昨日のニュースで、次期の日銀総裁人事が発表になりました。新総裁は、植田和男氏。この人事は、サプライズでもなんでもありません。新聞報道とはちがって、最初から決まっていたのだと思います。植田和男さんは、東大闘争の翌年(1970年)に入学した経済学部の同期です。東大教授からエール大学に転じた浜田宏一教授の一年生ゼミで、わたしも一緒でした。
これで、新総裁人事の背景がわかったと思います。黒田東彦現総裁の後任が、元東大教授の浜田宏一ゼミの植田さん。だから、「金融緩和に大筋で変更はなしですね」と友人たちのLINEにメールを送りました。
案の定、最初の記者会見で、植田さんは早速、「現在の日銀の政策は適切だ。現状では金融緩和の継続が必要だ」(日経新聞朝刊、2月11日一面)と記者団に発言しています。なぜなら、アベノミクスの金融緩和は、元東大経済学部の「浜田スクール」が描いた絵なのですから。
亡くなった安倍さんの経済政策(アベノミクス)を陰から支えた理論的な支柱は、浜田宏一さんでした。師匠が描いた異次元金融緩和政策(黒田現総裁が実行者)だったのだから、その政策に多少なりとも関与していた自分が、最終的に責任をとることになったわけです。というか、お鉢が回ってきたのでした。
この先に、植田新総裁には茨の道が待っているのか。あるいは、挑戦的な政策運営で後世に名前を残すことがききるのか?経済学部の同期として、また学者のひとりとして、サイコロが「吉」と出ることを願っています。運命のサイコロがどちらに転ぶにせよ、世間の風当たりは相当なものだと覚悟して、この先は臨むしかないだろうとは思います。
しかし、わたしの周囲では、70歳を過ぎても、ゼミ仲間が偉くなってます。伊藤忠の岡藤正弘会長も、経済学部で同じゼミでした。
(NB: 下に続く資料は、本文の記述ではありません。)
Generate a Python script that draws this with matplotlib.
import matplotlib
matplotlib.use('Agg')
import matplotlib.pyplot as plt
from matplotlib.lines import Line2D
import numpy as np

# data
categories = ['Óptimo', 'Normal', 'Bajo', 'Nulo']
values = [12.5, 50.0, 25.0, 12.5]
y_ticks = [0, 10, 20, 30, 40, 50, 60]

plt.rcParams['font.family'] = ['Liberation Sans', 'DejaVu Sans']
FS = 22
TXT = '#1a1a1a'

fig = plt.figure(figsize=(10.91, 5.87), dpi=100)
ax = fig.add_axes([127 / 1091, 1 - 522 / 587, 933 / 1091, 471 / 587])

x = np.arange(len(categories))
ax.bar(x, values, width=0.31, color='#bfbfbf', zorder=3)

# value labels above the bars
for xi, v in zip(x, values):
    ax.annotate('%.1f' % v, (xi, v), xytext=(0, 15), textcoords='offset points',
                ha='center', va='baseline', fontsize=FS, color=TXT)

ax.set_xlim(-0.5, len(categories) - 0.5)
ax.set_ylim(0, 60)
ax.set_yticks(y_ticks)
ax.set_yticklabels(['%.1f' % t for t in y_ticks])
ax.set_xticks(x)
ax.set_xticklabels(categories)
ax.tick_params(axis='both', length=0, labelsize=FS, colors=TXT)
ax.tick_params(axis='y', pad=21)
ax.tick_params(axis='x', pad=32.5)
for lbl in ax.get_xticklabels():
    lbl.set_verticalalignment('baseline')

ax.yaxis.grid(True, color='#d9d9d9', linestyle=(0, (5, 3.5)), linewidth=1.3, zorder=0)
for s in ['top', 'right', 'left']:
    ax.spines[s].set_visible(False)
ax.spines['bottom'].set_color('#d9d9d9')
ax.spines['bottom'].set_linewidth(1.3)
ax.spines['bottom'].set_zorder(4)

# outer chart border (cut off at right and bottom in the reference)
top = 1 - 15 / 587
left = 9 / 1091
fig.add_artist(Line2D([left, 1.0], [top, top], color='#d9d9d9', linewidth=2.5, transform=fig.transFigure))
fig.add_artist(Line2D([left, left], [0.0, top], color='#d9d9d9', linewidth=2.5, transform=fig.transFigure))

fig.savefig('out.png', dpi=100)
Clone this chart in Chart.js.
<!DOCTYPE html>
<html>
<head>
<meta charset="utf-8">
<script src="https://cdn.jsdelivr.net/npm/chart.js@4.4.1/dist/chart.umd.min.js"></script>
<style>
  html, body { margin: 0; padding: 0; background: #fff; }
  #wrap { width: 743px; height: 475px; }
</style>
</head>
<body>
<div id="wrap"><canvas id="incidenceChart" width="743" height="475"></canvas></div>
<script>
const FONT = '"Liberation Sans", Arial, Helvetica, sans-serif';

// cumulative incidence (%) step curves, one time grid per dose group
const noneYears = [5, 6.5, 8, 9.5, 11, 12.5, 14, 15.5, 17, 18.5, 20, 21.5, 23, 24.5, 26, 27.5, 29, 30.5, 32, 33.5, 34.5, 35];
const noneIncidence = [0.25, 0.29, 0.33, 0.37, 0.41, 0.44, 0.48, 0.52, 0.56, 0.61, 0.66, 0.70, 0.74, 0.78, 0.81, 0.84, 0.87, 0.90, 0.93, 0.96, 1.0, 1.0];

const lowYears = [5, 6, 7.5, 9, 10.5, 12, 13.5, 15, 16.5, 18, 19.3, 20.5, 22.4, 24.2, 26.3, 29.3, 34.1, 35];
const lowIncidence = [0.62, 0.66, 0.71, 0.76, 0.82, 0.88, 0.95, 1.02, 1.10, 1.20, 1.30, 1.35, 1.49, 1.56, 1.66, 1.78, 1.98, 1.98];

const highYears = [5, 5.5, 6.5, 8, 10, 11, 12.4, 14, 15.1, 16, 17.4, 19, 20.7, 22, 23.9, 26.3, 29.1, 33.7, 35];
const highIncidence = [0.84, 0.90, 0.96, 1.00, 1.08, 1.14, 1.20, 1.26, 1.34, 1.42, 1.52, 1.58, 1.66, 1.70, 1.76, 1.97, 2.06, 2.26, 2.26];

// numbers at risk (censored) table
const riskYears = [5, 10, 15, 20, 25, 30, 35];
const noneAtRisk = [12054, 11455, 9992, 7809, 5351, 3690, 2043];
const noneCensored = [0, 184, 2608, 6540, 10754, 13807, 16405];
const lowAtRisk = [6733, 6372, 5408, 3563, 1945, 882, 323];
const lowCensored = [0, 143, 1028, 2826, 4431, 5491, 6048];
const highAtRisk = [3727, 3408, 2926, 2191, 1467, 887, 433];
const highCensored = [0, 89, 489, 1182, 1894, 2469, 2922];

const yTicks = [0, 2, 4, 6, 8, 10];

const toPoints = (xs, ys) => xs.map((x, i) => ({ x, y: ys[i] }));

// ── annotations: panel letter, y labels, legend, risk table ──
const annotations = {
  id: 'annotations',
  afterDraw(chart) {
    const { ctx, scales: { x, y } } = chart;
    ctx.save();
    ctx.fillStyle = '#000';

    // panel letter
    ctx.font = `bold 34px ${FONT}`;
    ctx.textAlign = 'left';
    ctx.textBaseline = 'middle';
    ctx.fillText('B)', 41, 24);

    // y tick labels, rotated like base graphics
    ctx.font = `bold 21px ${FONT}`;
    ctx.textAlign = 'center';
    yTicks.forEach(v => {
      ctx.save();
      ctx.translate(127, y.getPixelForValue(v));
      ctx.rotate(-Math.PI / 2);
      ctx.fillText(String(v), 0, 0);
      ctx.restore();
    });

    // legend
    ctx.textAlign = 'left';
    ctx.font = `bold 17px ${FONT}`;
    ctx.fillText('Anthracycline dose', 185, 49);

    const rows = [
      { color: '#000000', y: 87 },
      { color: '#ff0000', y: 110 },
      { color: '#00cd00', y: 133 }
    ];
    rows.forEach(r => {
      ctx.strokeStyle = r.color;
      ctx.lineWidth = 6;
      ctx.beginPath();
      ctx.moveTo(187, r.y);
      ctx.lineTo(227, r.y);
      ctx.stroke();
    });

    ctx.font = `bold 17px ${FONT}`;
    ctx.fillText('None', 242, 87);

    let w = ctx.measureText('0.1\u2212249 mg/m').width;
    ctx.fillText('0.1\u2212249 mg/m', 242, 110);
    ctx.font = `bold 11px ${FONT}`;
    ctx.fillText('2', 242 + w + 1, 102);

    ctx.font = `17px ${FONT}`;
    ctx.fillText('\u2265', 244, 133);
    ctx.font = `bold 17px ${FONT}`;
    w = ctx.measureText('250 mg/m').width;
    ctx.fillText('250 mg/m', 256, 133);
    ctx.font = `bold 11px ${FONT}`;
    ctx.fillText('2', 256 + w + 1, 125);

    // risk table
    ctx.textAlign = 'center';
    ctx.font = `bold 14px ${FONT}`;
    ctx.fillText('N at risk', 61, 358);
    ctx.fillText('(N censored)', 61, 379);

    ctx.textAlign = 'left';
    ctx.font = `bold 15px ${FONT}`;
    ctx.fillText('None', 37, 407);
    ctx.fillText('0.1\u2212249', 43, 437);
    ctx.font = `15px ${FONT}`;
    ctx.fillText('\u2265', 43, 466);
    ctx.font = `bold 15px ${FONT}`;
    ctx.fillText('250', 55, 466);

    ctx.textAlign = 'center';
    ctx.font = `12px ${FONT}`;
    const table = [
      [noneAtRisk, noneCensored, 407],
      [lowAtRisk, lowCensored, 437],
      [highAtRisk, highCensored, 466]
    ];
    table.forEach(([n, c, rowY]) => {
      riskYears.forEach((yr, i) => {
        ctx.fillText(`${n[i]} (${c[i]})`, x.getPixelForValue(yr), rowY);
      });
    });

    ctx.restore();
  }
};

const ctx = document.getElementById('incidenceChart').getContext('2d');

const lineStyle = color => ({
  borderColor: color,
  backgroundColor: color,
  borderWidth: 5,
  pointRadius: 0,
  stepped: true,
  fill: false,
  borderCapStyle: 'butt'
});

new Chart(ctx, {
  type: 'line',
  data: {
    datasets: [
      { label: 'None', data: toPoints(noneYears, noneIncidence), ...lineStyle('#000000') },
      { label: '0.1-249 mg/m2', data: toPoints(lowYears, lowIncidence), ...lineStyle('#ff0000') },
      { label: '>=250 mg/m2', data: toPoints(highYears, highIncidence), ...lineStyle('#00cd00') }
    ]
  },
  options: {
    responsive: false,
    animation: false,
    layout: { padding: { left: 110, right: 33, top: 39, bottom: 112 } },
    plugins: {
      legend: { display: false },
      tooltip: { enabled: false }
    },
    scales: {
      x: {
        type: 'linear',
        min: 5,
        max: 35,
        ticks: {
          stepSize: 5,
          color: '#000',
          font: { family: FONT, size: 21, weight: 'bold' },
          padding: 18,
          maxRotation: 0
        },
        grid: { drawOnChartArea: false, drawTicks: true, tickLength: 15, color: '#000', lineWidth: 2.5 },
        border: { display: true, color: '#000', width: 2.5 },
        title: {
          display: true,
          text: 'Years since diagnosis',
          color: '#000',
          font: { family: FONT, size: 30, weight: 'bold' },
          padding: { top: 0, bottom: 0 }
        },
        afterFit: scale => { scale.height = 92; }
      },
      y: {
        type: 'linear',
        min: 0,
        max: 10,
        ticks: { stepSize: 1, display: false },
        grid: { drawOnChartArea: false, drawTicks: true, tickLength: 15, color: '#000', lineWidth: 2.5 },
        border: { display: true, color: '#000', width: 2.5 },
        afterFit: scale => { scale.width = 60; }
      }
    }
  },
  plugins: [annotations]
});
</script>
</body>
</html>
そして、新総裁の就任打診を固辞したとされる雨宮佳正氏も、東大で3~4期下の同じサークルに所属していた後輩のはずです。
植田人事は、日本経済にとってターニングポイントになると思います。サプライズではなく、本命が表舞台に登場したのだと考えください。植田新総裁の就任について、ネット記事のコメントなどは、真実を見ていないですね。経済政策も、所詮はどのような学派でどのような訓練を受けてきたかによって決まります。
浜田先生と植田さんとの師弟関係などについて、メディアはこの先、どの程度報じるだろうか? 異次元緩和の後始末の起点は、昭和45年の春。この年の浜田ゼミでは、のちに東大教授になる秀才たちがたくさん学んでいました。東大入試が中止になった翌年入学の「一年生ゼミ」には、伊藤元重さん、吉川洋さん、そして植田和男さんたちがいました。
3年生になってからは、それぞれ宇沢弘文ゼミ、小宮隆太郎ゼミ、根岸隆ゼミなどに分かれたと思います。それでも、一年次の浜田ゼミでのイニシエーションは大きかったと思います。
蛇足です。浜田ゼミの中では、わたしだけが東大の大学院を中退して、法政大学の助手に移籍しました。さらに、理論経済学から実務的な経営学に転じました。正直に言えば、この連中と戦ったら、とても勝負には勝てないと思ったからでした。
この話は昨年、経営大学院で行われた小川の最終講義(2022年3月12日)で話しています。血みどろの競争を避けて、うまく逃げるためには、どのように身を処するべきか。戦わない選択肢を選ぶことを推奨します。賢明に生きるための知恵ですね。
太平洋戦争時の日本軍のように、負けと知っている戦いを闘う馬鹿らしさ。さっさと見切りをつける勇気。つまらぬプライドを早々に捨てられるかどうかがポイントです。
最後に、本ブログに関連する余談です。たまたまですが、昨年の9月15日にこんな経験をしました。黒田総裁の前任者、白川前総裁と、さらにその前任者の福井元総裁が登場します。
白川さんは浜田さんから影響を受けたはずですが、最近の発言などを見ると、経済政策については見解が分かれていますね。同じ師弟関係でも、生き方や年齢差などがポイントになるのですかね。わたしは、白川さんも福井さんも、その場で大好きになってしまいました。